Data compiled by the Census Bureau Tuesday showed privately-owned housing starts increased a seasonally adjusted 5% sequentially to 1,350,000 units in May. Year-over-year, the overall growth rate was 20.3%. The sequential upturn was entirely driven by robust activity in the Midwest, where construction surged 62.2% to 266,000 units marking the biggest gain since 2006.
Meanwhile, all the other regions registered a decline in activity. Limiting the impact of the downturn, South, the largest region, registered a meager 0.9% drop.
During May, total single-family housing starts, a measure of the broad-based performance of the housing market, grew 3.9% to 936,000 units compared to the preceding month. A decline in homebuilding activity in South and West was more than offset by an increase in Northeast and Midwest. After hitting a multi-year high in November last year, this segment has lost some momentum over the recent months.
On the other hand, permits issued for building residential properties dropped 4.6% month-on-month to a ten-year low of 1,301,000 in May, marking the second consecutive decline. The softness in new permits indicates that overall building activity will be muted in the coming months.
At 1,291,000, the number of housing units completed in May was higher by 1.9% compared to April. The robust completion rate, together with higher groundbreaking instances bode well for the sector that is in the grip of a perennial housing shortage.

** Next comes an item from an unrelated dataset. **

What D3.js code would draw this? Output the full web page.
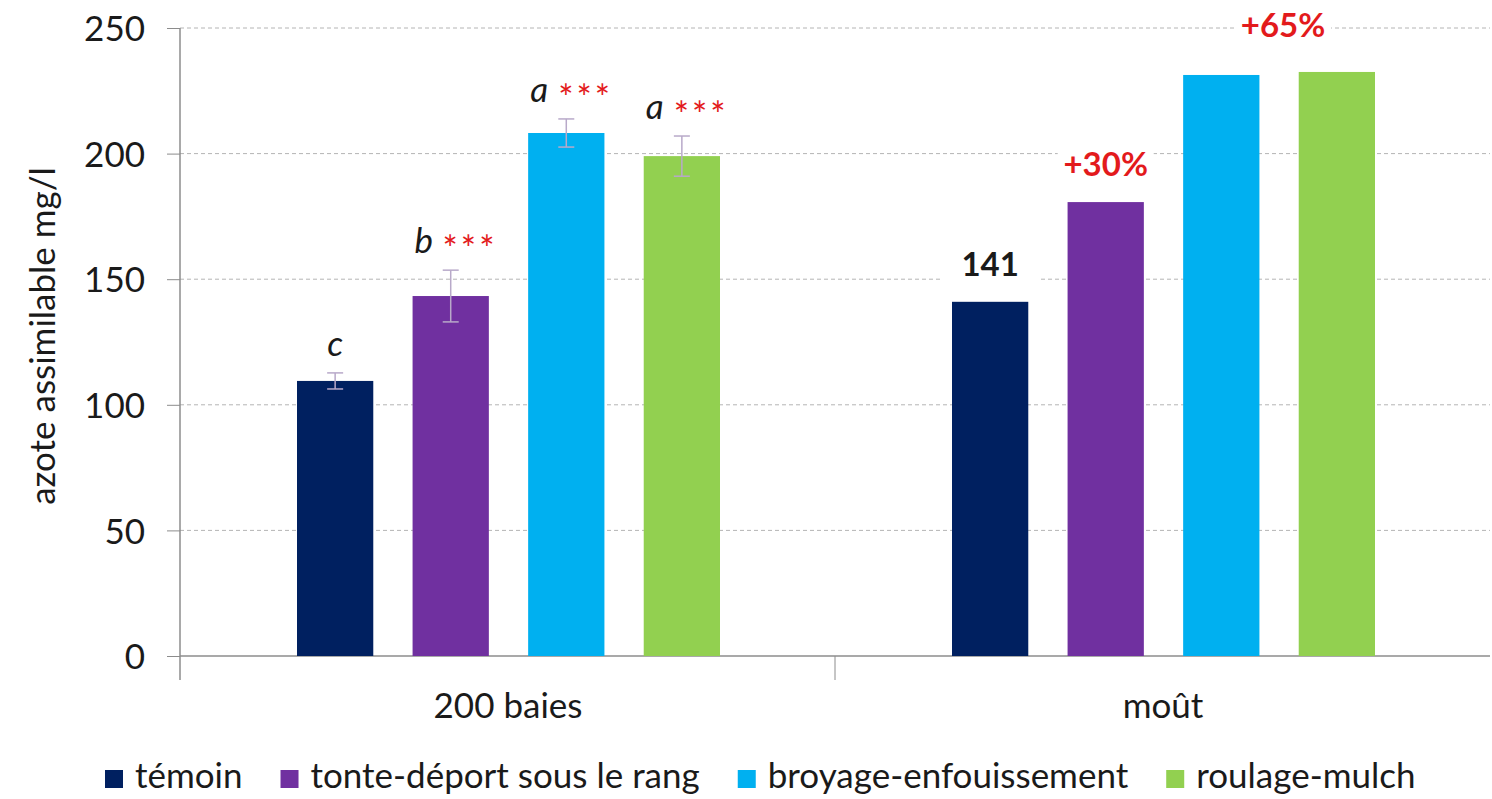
<!DOCTYPE html>
<html lang="fr">
<head>
<meta charset="UTF-8">
<title>Azote assimilable</title>
<script src="https://d3js.org/d3.v7.min.js"></script>
<style>
  body { margin: 0; background: #fff; }
  svg { display: block; font-family: Lato, "Open Sans", sans-serif; }
  .grid line { stroke: #b4b4b4; stroke-dasharray: 4 3; }
</style>
</head>
<body>
<div id="chart"></div>
<script>
  // données
  var groups = ["200 baies", "moût"];
  var series = ["témoin", "tonte-déport sous le rang", "broyage-enfouissement", "roulage-mulch"];
  var colors = ["#002060", "#7030a0", "#00b0f0", "#92d050"];
  var baies = [109.5, 143.3, 208.2, 199];
  var baiesErr = [3.2, 10.3, 5.6, 8];
  var mout = [141, 180.7, 231.3, 232.5];
  var letters = ["c", "b", "a", "a"];
  var stars = ["", "***", "***", "***"];
  var moutLabels = ["141", "+30%", "", "+65%"];
  var yTicks = [0, 50, 100, 150, 200, 250];

  var W = 1492, H = 799;
  var margin = { top: 28, right: 2, bottom: 143, left: 180 };
  var width = W - margin.left - margin.right;
  var height = H - margin.top - margin.bottom;

  var svg = d3.select("#chart").append("svg")
    .attr("width", W).attr("height", H);
  var g = svg.append("g").attr("transform", "translate(" + margin.left + "," + margin.top + ")");

  var x0 = d3.scaleBand().domain(groups).range([0, 1310]);
  var x1 = d3.scaleBand().domain(series).range([117, 540]).paddingInner(0.34).paddingOuter(0);
  var y = d3.scaleLinear().domain([0, 250]).range([height, 0]);

  // grille
  g.append("g").attr("class", "grid")
    .selectAll("line").data(yTicks.slice(1)).enter().append("line")
    .attr("x1", 0).attr("x2", x0.range()[1])
    .attr("y1", d => y(d)).attr("y2", d => y(d));

  // axe y
  var yAxis = g.append("g").call(d3.axisLeft(y).tickValues(yTicks).tickSize(13).tickPadding(22));
  yAxis.select(".domain").attr("stroke", "#8c8c8c").attr("stroke-width", 1.5).attr("d", "M0," + (height + 24) + "V0");
  yAxis.selectAll(".tick line").attr("stroke", "#8c8c8c");
  yAxis.selectAll(".tick text").attr("font-size", 35).attr("fill", "#1a1a1a")
    .attr("font-family", "Lato, sans-serif").attr("dy", "0.36em");

  // axe x
  g.append("line").attr("x1", 0).attr("x2", x0.range()[1]).attr("y1", height).attr("y2", height)
    .attr("stroke", "#8c8c8c").attr("stroke-width", 1.5);
  g.append("line")
    .attr("x1", x0(groups[1])).attr("x2", x0(groups[1]))
    .attr("y1", height).attr("y2", height + 24)
    .attr("stroke", "#8c8c8c");
  g.selectAll(".xlab").data(groups).enter().append("text")
    .attr("x", d => x0(d) + 328).attr("y", height + 62)
    .attr("text-anchor", "middle").attr("font-size", 35).attr("fill", "#1a1a1a")
    .text(d => d);

  // titre axe y
  svg.append("text")
    .attr("transform", "translate(55,336) rotate(-90)")
    .attr("text-anchor", "middle").attr("font-size", 35).attr("fill", "#1a1a1a")
    .text("azote assimilable mg/l");

  var data = [baies, mout];
  var gg = g.selectAll(".grp").data(groups).enter().append("g")
    .attr("transform", d => "translate(" + x0(d) + ",0)");

  gg.selectAll("rect").data((d, i) => data[i].map((v, j) => ({ s: series[j], v: v, c: colors[j] })))
    .enter().append("rect")
    .attr("x", d => x1(d.s)).attr("width", x1.bandwidth())
    .attr("y", d => y(d.v)).attr("height", d => height - y(d.v))
    .attr("fill", d => d.c);

  // barres d'erreur (200 baies)
  var eb = g.append("g").attr("transform", "translate(" + x0(groups[0]) + ",0)")
    .selectAll("g").data(baies.map((v, j) => ({ s: series[j], v: v, e: baiesErr[j] })))
    .enter().append("g").attr("stroke", "#b8a9c9").attr("stroke-width", 1.5);
  var cx = d => x1(d.s) + x1.bandwidth() / 2;
  eb.append("line").attr("x1", cx).attr("x2", cx)
    .attr("y1", d => y(d.v + d.e)).attr("y2", d => y(d.v - d.e));
  eb.append("line").attr("x1", d => cx(d) - 8).attr("x2", d => cx(d) + 8)
    .attr("y1", d => y(d.v + d.e)).attr("y2", d => y(d.v + d.e));
  eb.append("line").attr("x1", d => cx(d) - 8).attr("x2", d => cx(d) + 8)
    .attr("y1", d => y(d.v - d.e)).attr("y2", d => y(d.v - d.e));

  // lettres + étoiles
  var ann = g.append("g").attr("transform", "translate(" + x0(groups[0]) + ",0)")
    .selectAll("g").data(baies.map((v, j) => ({ s: series[j], v: v, e: baiesErr[j], l: letters[j], st: stars[j] })))
    .enter().append("g");
  ann.append("text")
    .attr("x", d => d.st ? x1(d.s) + 2 : cx(d))
    .attr("y", d => y(d.v + d.e) - 17)
    .attr("text-anchor", d => d.st ? "start" : "middle")
    .attr("font-size", 35).attr("font-style", "italic").attr("fill", "#1a1a1a")
    .text(d => d.l);
  ann.append("text")
    .attr("x", d => x1(d.s) + 30)
    .attr("y", d => y(d.v + d.e) - 8)
    .attr("font-size", 36).attr("letter-spacing", 3).attr("fill", "#e31a1c")
    .text(d => d.st);

  // étiquettes moût
  var ml = g.append("g").attr("transform", "translate(" + x0(groups[1]) + ",0)")
    .selectAll("g").data(mout.map((v, j) => ({ s: series[j], v: v, l: moutLabels[j], j: j })).filter(d => d.l))
    .enter().append("g");
  // "+65%" centré entre les deux dernières barres
  var lx = d => d.l === "+65%" ? (cx({ s: series[2] }) + cx(d)) / 2 + 4 : cx(d);
  var ly = d => y(d.v) - (d.l === "+65%" ? 35 : 26);
  ml.append("rect")
    .attr("x", d => lx(d) - 48).attr("width", 96)
    .attr("y", d => ly(d) - 30).attr("height", 36)
    .attr("fill", "#fff");
  ml.append("text")
    .attr("x", lx).attr("y", ly)
    .attr("text-anchor", "middle").attr("font-size", 33).attr("font-weight", "bold")
    .attr("fill", d => d.l === "141" ? "#1a1a1a" : "#e31a1c")
    .text(d => d.l);

  // légende
  var legG = svg.append("g").attr("transform", "translate(105,770)");
  var cur = 0;
  series.forEach(function (s, i) {
    var it = legG.append("g").attr("transform", "translate(" + cur + ",0)");
    it.append("rect").attr("width", 18).attr("height", 18).attr("fill", colors[i]);
    var t = it.append("text").attr("x", 30).attr("y", 18).attr("font-size", 35).attr("fill", "#1a1a1a").text(s);
    cur += 30 + t.node().getComputedTextLength() + 38;
  });
</script>
</body>
</html>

Meanwhile, experts are of the view that the housing sector is bracing for multiple challenges in the new term, in the form of duty imposed by the government last year on import of raw materials from Canada, paucity of land and labor issues.
Moreover, in what could be yet another dampener for the housing sector, results of a survey released this week showed sentiment among single-family homebuilders weakened in June amidst the renewed trade war fears. Also, investments in residential properties contracted in the first quarter.